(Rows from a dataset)
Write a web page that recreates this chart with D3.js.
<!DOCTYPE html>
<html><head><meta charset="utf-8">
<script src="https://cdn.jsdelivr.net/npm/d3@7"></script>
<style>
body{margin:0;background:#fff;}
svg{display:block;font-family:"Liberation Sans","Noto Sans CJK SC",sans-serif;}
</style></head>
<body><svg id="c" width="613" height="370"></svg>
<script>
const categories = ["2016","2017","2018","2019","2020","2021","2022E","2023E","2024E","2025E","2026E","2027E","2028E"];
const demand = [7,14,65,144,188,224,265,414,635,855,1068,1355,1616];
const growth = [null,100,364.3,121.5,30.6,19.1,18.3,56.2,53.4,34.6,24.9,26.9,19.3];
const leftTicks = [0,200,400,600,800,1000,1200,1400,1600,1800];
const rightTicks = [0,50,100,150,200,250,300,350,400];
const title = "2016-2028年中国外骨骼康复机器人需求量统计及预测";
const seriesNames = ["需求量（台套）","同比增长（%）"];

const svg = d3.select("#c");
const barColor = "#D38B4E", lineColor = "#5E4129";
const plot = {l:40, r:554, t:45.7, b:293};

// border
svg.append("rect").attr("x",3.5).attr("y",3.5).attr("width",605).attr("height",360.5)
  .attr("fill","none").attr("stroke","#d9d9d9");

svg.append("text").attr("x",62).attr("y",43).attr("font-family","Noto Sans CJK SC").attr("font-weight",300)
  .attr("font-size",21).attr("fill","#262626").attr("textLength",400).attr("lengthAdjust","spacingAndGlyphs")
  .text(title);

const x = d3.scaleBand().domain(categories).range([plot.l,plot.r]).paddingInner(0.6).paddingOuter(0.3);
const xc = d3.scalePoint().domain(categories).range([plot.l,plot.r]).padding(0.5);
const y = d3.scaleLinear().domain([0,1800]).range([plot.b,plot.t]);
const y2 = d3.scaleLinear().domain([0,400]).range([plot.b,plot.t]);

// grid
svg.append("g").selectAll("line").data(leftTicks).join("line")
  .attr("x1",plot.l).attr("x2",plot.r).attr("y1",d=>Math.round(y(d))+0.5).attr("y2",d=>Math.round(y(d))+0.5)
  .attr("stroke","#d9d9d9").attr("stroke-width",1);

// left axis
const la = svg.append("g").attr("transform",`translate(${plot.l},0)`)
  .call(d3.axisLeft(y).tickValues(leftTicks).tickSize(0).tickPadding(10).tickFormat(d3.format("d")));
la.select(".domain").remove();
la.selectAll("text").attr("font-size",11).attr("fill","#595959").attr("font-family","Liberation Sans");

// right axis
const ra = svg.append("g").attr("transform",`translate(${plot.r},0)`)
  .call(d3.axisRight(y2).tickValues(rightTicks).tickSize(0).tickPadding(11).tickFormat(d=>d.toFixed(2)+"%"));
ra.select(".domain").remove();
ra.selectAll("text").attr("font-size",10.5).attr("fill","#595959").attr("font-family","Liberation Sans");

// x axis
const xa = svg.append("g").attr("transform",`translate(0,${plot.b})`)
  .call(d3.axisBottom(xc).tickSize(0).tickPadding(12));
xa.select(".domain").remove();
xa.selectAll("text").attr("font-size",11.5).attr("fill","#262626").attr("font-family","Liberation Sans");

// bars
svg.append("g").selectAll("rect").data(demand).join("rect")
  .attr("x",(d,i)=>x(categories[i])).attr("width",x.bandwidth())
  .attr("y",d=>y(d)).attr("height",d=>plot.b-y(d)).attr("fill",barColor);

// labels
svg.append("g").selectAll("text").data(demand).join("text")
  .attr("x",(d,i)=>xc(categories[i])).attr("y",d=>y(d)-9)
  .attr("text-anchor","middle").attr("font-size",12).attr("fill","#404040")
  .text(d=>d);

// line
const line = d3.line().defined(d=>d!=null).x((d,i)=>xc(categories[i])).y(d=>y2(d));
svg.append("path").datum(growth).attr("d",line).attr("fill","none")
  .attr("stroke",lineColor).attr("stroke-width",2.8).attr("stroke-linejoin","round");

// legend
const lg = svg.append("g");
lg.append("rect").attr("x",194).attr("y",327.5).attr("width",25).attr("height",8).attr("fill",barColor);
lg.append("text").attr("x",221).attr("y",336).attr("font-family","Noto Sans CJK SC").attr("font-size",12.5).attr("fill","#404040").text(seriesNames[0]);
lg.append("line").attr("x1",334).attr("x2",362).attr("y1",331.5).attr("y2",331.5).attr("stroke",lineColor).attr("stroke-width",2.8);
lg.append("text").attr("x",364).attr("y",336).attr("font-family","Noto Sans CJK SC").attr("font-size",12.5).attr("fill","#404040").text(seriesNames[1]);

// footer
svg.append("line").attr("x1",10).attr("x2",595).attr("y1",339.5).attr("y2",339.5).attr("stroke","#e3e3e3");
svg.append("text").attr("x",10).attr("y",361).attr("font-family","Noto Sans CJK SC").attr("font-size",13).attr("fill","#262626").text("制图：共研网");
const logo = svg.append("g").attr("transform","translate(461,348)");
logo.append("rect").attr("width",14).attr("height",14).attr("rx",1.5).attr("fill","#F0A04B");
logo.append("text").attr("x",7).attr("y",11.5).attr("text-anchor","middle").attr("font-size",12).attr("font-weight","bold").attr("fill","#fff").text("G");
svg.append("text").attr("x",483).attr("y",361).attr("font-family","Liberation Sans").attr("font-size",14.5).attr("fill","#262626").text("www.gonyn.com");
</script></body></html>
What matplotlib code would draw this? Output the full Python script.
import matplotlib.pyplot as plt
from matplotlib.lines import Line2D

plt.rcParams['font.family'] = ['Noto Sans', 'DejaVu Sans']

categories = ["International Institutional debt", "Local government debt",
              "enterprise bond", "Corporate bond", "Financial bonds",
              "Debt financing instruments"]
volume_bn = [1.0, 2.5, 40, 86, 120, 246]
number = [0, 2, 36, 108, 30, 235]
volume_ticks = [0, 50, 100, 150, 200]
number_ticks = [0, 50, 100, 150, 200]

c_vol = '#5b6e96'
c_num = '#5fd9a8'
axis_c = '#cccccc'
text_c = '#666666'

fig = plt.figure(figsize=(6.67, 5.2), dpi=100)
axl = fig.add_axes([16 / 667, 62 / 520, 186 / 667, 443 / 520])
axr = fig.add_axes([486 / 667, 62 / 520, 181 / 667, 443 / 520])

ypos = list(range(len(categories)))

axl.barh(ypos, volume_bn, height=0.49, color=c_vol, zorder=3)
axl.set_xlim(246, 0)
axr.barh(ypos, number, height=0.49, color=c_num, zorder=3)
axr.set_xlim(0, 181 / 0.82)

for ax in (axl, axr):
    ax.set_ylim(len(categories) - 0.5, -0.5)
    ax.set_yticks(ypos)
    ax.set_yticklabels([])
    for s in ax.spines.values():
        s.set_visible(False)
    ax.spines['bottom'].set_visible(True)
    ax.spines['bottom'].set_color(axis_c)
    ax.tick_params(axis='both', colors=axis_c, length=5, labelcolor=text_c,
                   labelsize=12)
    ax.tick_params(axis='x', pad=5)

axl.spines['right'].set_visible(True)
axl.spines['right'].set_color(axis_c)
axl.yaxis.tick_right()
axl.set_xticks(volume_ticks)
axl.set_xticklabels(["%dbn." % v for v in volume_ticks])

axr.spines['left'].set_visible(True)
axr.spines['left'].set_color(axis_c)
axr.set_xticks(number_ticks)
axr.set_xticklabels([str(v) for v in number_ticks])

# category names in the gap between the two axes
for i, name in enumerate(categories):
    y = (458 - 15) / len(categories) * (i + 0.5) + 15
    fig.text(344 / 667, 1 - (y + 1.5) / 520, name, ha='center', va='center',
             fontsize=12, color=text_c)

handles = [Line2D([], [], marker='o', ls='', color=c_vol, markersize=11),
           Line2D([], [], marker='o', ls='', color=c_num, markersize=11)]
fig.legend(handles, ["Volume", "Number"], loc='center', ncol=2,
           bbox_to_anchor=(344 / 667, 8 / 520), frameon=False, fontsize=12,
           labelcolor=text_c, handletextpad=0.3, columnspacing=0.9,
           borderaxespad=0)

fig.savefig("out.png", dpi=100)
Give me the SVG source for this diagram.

What the task asks: From the data above, copy each line where the string "matplotlib" appears.

The answer:
What matplotlib code would draw this? Output the full Python script.
import matplotlib.pyplot as plt
from matplotlib.lines import Line2D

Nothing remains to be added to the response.